## Problem description
Please reproduce exactly the lines between the line holding "Emit a Python" and the line holding "19.5, 14.6, 15.0]", inclusive, leaving out any pictures.

## Source data

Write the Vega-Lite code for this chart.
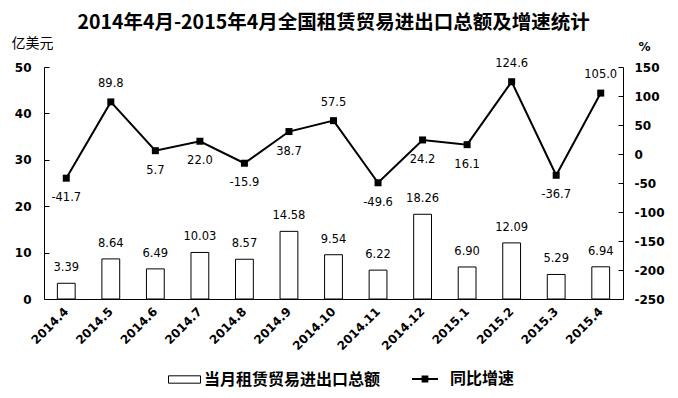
{
  "$schema": "https://vega.github.io/schema/vega-lite/v6.json",
  "width": 579,
  "height": 232,
  "autosize": {"type": "none"},
  "padding": {"left": 44, "top": 67, "right": 55, "bottom": 99},
  "background": "white",
  "title": {
    "text": "2014年4月-2015年4月全国租赁贸易进出口总额及增速统计",
    "font": "Noto Sans CJK SC",
    "fontSize": 19.5,
    "fontWeight": "bold",
    "color": "black",
    "anchor": "middle",
    "frame": "group",
    "offset": 3
  },
  "config": {
    "locale": {"number": {"decimal": ".", "thousands": ",", "grouping": [3], "currency": ["", ""], "minus": "-"}},
    "view": {"stroke": null},
    "axis": {
      "grid": false,
      "domainColor": "black",
      "tickColor": "black",
      "labelColor": "black",
      "labelFont": "DejaVu Sans",
      "labelFontWeight": "bold",
      "labelFontSize": 12,
      "titleColor": "black"
    }
  },
  "data": {
    "values": [
      {"month": "2014.4", "amount": 3.39, "growth": -41.7},
      {"month": "2014.5", "amount": 8.64, "growth": 89.8},
      {"month": "2014.6", "amount": 6.49, "growth": 5.7},
      {"month": "2014.7", "amount": 10.03, "growth": 22.0},
      {"month": "2014.8", "amount": 8.57, "growth": -15.9},
      {"month": "2014.9", "amount": 14.58, "growth": 38.7},
      {"month": "2014.10", "amount": 9.54, "growth": 57.5},
      {"month": "2014.11", "amount": 6.22, "growth": -49.6},
      {"month": "2014.12", "amount": 18.26, "growth": 24.2},
      {"month": "2015.1", "amount": 6.90, "growth": 16.1},
      {"month": "2015.2", "amount": 12.09, "growth": 124.6},
      {"month": "2015.3", "amount": 5.29, "growth": -36.7},
      {"month": "2015.4", "amount": 6.94, "growth": 105.0}
    ]
  },
  "encoding": {
    "x": {
      "field": "month",
      "type": "ordinal",
      "sort": null,
      "scale": {"paddingInner": 0.6, "paddingOuter": 0.3},
      "axis": {
        "title": null,
        "ticks": false,
        "labelAngle": -45,
        "labelAlign": "right",
        "labelBaseline": "middle",
        "labelPadding": 10,
        "labelFontSize": 12
      }
    }
  },
  "layer": [
    {
      "encoding": {
        "y": {
          "field": "amount",
          "type": "quantitative",
          "scale": {"domain": [0, 50]},
          "axis": {
            "values": [0, 10, 20, 30, 40, 50],
            "tickSize": -5,
            "labelPadding": 18,
            "title": "亿美元",
            "titleFont": "Noto Sans CJK SC",
            "titleFontSize": 14,
            "titleFontWeight": "normal",
            "titleAngle": 0,
            "titleAlign": "center",
            "titleBaseline": "middle",
            "titleX": -12,
            "titleY": -24
          }
        }
      },
      "layer": [
        {
          "mark": {"type": "bar", "stroke": "black", "strokeWidth": 1},
          "encoding": {
            "fill": {
              "datum": "当月租赁贸易进出口总额",
              "scale": {"range": ["white"]},
              "legend": {
                "orient": "none",
                "legendX": 124,
                "legendY": 296,
                "title": null,
                "padding": 0,
                "symbolType": "M-1,-0.23H1V0.23H-1Z",
                "symbolSize": 1024,
                "symbolStrokeColor": "black",
                "symbolStrokeWidth": 1,
                "labelFont": "Noto Sans CJK SC",
                "labelFontSize": 16,
                "labelFontWeight": "bold",
                "labelColor": "black",
                "labelOffset": 3,
                "labelLimit": 400
              }
            }
          }
        },
        {
          "mark": {"type": "text", "font": "DejaVu Sans", "fontSize": 11.5, "baseline": "middle", "dy": -15, "color": "black"},
          "encoding": {"text": {"field": "amount", "type": "quantitative", "format": ".2f"}}
        }
      ]
    },
    {
      "encoding": {
        "y": {
          "field": "growth",
          "type": "quantitative",
          "scale": {"domain": [-250, 150]},
          "axis": {
            "orient": "right",
            "values": [-250, -200, -150, -100, -50, 0, 50, 100, 150],
            "tickSize": -5,
            "labelPadding": 16,
            "title": "%",
            "titleFont": "DejaVu Sans",
            "titleFontSize": 12,
            "titleFontWeight": "bold",
            "titleAngle": 0,
            "titleAlign": "center",
            "titleBaseline": "middle",
            "titleX": 21,
            "titleY": -21
          }
        }
      },
      "layer": [
        {
          "mark": {"type": "line", "color": "black", "strokeWidth": 2}
        },
        {
          "mark": {"type": "point", "shape": "square", "filled": true, "color": "black", "size": 49, "opacity": 1}
        },
        {
          "mark": {"type": "point", "filled": true, "color": "black", "opacity": 0, "strokeWidth": 0},
          "encoding": {
            "shape": {
              "datum": "同比增速",
              "scale": {"range": ["M-1,-0.08H1V0.08H-1Z M-0.26,-0.26H0.26V0.26H-0.26Z"]},
              "legend": {
                "orient": "none",
                "legendX": 368,
                "legendY": 299,
                "title": null,
                "padding": 0,
                "symbolSize": 676,
                "symbolFillColor": "black",
                "symbolOpacity": 1,
                "symbolStrokeWidth": 0,
                "labelFont": "Noto Sans CJK SC",
                "labelFontSize": 16,
                "labelFontWeight": "bold",
                "labelColor": "black",
                "labelOffset": 12
              }
            }
          }
        },
        {
          "transform": [{"filter": {"field": "month", "oneOf": ["2014.5", "2014.10", "2015.2", "2015.4"]}}],
          "mark": {"type": "text", "font": "DejaVu Sans", "fontSize": 11.5, "baseline": "middle", "dy": -18, "color": "black"},
          "encoding": {"text": {"field": "growth", "type": "quantitative", "format": ".1f"}}
        },
        {
          "transform": [{"filter": {"not": {"field": "month", "oneOf": ["2014.5", "2014.10", "2015.2", "2015.4"]}}}],
          "mark": {"type": "text", "font": "DejaVu Sans", "fontSize": 11.5, "baseline": "middle", "dy": 20, "color": "black"},
          "encoding": {"text": {"field": "growth", "type": "quantitative", "format": ".1f"}}
        }
      ]
    }
  ],
  "resolve": {"scale": {"y": "independent"}}
}
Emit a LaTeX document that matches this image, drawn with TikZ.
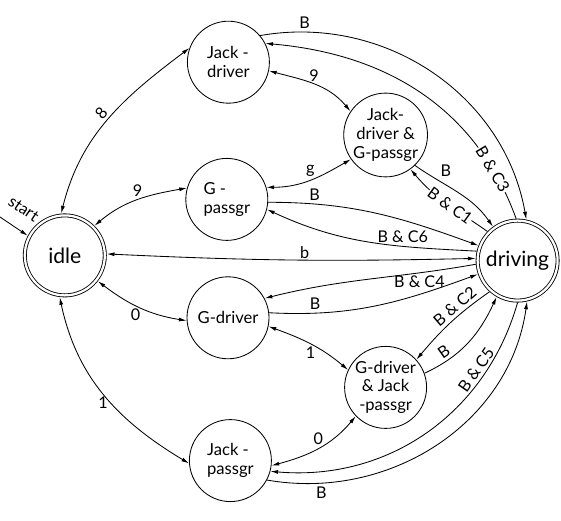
\documentclass[tikz,border=0pt]{standalone}
\usepackage{fontspec}
\setmainfont{Lato}
\usetikzlibrary{arrows.meta}

\begin{document}
\begin{tikzpicture}[>={Latex[length=5.5pt,width=2.8pt]}, line width=0.6pt]
    % --- Styles ---
    \tikzstyle{plain_state}=[draw, circle, minimum size=2.05cm, inner sep=0pt, font=\fontsize{11.8}{13.5}\selectfont]
    \tikzstyle{final_state}=[draw, circle, double, double distance=1.6pt, outer sep=1.4pt, minimum size=2cm, inner sep=0pt, font=\fontsize{15}{17}\selectfont]
    \tikzstyle{edge_label}=[font=\fontsize{11.5}{13}\selectfont, inner sep=2pt]
    \tikzstyle{on_edge}=[edge_label, sloped, fill=white, inner sep=0.5pt]

    \useasboundingbox (0,0) rectangle (14.025,13.025);

    % --- 1. States ---
    \node[final_state] (idle) at (1.62,6.64) {idle};
    \node[final_state] (drv) at (12.94,6.51) {driving};
    \node[plain_state, align=left] (jd) at (5.71,11.47) {Jack -\\driver};
    \node[plain_state, align=left] (gp) at (5.67,8.04) {G -\\passgr};
    \node[plain_state] (gd) at (5.7,5.08) {G-driver};
    \node[plain_state, align=left] (jp) at (5.76,1.51) {Jack -\\passgr};
    \node[plain_state, align=center] (jdgp) at (9.64,9.65) {Jack-\\driver \&\\G-passgr};
    \node[plain_state, align=center] (gdjp) at (9.64,3.34) {G-driver\\\& Jack\\-passgr};

    \coordinate (start) at (0,7.6);
    \draw[->] (start) -- (idle.152) node[edge_label, pos=0.45, sloped, above=8pt] {start};

    % --- 2. Transitions from idle ---
    \draw[<->] (idle.95) to[out=76, in=217] node[edge_label, sloped, above] {8} (jd.160);
    \draw[<->] (idle.45) to[out=40, in=190] node[edge_label, above] {9} (gp.164);
    \draw[<->] (idle.2) to[bend right=2] node[edge_label, pos=0.54, above=-1pt] {b} (drv.177);
    \draw[<->] (idle.-38) to[out=-37, in=171] node[edge_label, pos=0.45, below] {0} (gd.184);
    \draw[<->] (idle.-97) to[out=-78, in=149] node[edge_label, pos=0.55, left] {1} (jp.184);

    % --- 3. Upper half ---
    \draw[->] (jd.40) to[out=10, in=100] node[edge_label, pos=0.12, above] {B} (drv.78);
    \draw[->] (drv.92) to[out=110, in=-5] node[on_edge, pos=0.16] {B \& C3} (jd.27);
    \draw[<->] (jd.-12) to[out=-15, in=130] node[edge_label, above] {9} (jdgp.146);
    \draw[<->] (gp.17) to[out=0, in=210] node[edge_label, above] {g} (jdgp.215);
    \draw[->] (gp.-4) to[out=0, in=160] node[edge_label, pos=0.2, above] {B} (drv.159);
    \draw[->] (drv.167) to[out=177, in=-25] node[edge_label, pos=0.33, above] {B \& C6} (gp.-14);
    \draw[->] (jdgp.-46) to[out=-35, in=125] node[edge_label, pos=0.25, above right] {B} (drv.126);
    \draw[->] (drv.136) to[out=145, in=-50] node[on_edge, pos=0.45] {B \& C1} (jdgp.-54);

    % --- 4. Lower half ---
    \draw[->] (drv.185) to[out=190, in=14] node[edge_label, pos=0.25, below] {B \& C4} (gd.28);
    \draw[->] (gd.7) to[out=-3, in=200] node[edge_label, pos=0.2, above] {B} (drv.199);
    \draw[<->] (gd.-12) to[out=-20, in=140] node[edge_label, below] {1} (gdjp.155);
    \draw[->] (drv.228) to[out=215, in=50] node[edge_label, pos=0.35, sloped, above] {B \& C2} (gdjp.42);
    \draw[->] (gdjp.20) to[out=25, in=245] node[edge_label, pos=0.25, sloped, above] {B} (drv.240);
    \draw[<->] (jp.-7) to[out=15, in=230] node[edge_label, above] {0} (gdjp.224);
    \draw[->] (drv.270) to[out=254, in=-5] node[edge_label, pos=0.24, sloped, above] {B \& C5} (jp.-15);
    \draw[->] (jp.-28) to[out=-10, in=-98] node[edge_label, pos=0.15, below] {B} (drv.283);

\end{tikzpicture}
\end{document}
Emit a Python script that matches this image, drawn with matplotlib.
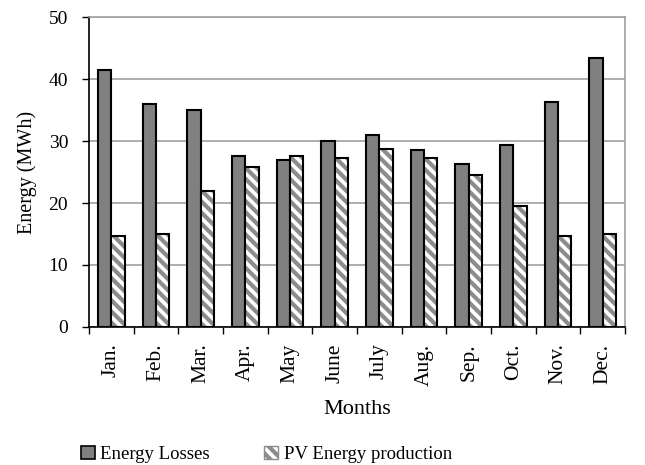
import matplotlib
matplotlib.use("Agg")
import matplotlib.pyplot as plt
import numpy as np
from matplotlib.patches import Patch

plt.rcParams['font.family'] = ['Liberation Serif', 'DejaVu Serif']
plt.rcParams['hatch.linewidth'] = 3

months = ["Jan.", "Feb.", "Mar.", "Apr.", "May", "June", "July", "Aug.", "Sep.", "Oct.", "Nov.", "Dec."]
losses = [41.5, 36.0, 35.0, 27.6, 27.0, 30.0, 31.0, 28.5, 26.3, 29.4, 36.3, 43.4]
pv = [14.7, 15.0, 22.0, 25.8, 27.6, 27.3, 28.8, 27.3, 24.5, 19.5, 14.6, 15.0]

fig = plt.figure(figsize=(6.45, 4.65), dpi=100)
ax = fig.add_axes([0.138, 0.297, 0.831, 0.666])

x = np.arange(len(months))
w = 0.3

ax.bar(x - w/2, losses, w, color="#808080", edgecolor="black", linewidth=1.5, zorder=3)
# hatched bars: gray stripes first, black outline on top
ax.bar(x + w/2, pv, w, color="white", edgecolor="#8c8c8c", hatch="\\\\\\", linewidth=0, zorder=3)
ax.bar(x + w/2, pv, w, fill=False, edgecolor="black", linewidth=1.5, zorder=4)

ax.set_xlim(-0.5, len(months) - 0.5)
ax.set_ylim(0, 50)
ax.set_yticks(range(0, 51, 10))
ax.set_xticks(np.arange(len(months) + 1) - 0.5, minor=False)
ax.set_xticklabels([])
ax.set_xticks(x, minor=True)
ax.set_xticklabels(months, minor=True, rotation=90, fontsize=15.5)
ax.tick_params(axis="x", which="minor", length=0, pad=12)
ax.tick_params(axis="x", which="major", length=5, direction="out", width=1)
ax.tick_params(axis="y", length=5, direction="out", labelsize=14, width=1, pad=10)

ax.grid(axis="y", color="#a0a0a0", linewidth=1.2, zorder=0)
for s in ["top", "right"]:
    ax.spines[s].set_color("#a0a0a0")
    ax.spines[s].set_linewidth(1.2)
for s in ["left", "bottom"]:
    ax.spines[s].set_linewidth(1.2)

ax.set_ylabel("Energy (MWh)", fontsize=14.5, labelpad=8)
ax.set_xlabel("Months", fontsize=16, labelpad=10)

handles = [Patch(facecolor="#808080", edgecolor="black", linewidth=1.2),
           Patch(facecolor="white", edgecolor="#8c8c8c", hatch="\\\\\\")]
leg = fig.legend(handles, ["Energy Losses", "PV Energy production"], loc="lower left",
                 bbox_to_anchor=(0.125, 0.004), borderaxespad=0, borderpad=0, ncol=2,
                 frameon=False, fontsize=13.5,
                 handlelength=0.75, handleheight=0.75, handletextpad=0.3, columnspacing=2.9)

fig.savefig("out.png", dpi=100)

## Exercise response
Emit a Python script that matches this image, drawn with matplotlib.
import matplotlib
matplotlib.use("Agg")
import matplotlib.pyplot as plt
import numpy as np
from matplotlib.patches import Patch

plt.rcParams['font.family'] = ['Liberation Serif', 'DejaVu Serif']
plt.rcParams['hatch.linewidth'] = 3

months = ["Jan.", "Feb.", "Mar.", "Apr.", "May", "June", "July", "Aug.", "Sep.", "Oct.", "Nov.", "Dec."]
losses = [41.5, 36.0, 35.0, 27.6, 27.0, 30.0, 31.0, 28.5, 26.3, 29.4, 36.3, 43.4]
pv = [14.7, 15.0, 22.0, 25.8, 27.6, 27.3, 28.8, 27.3, 24.5, 19.5, 14.6, 15.0]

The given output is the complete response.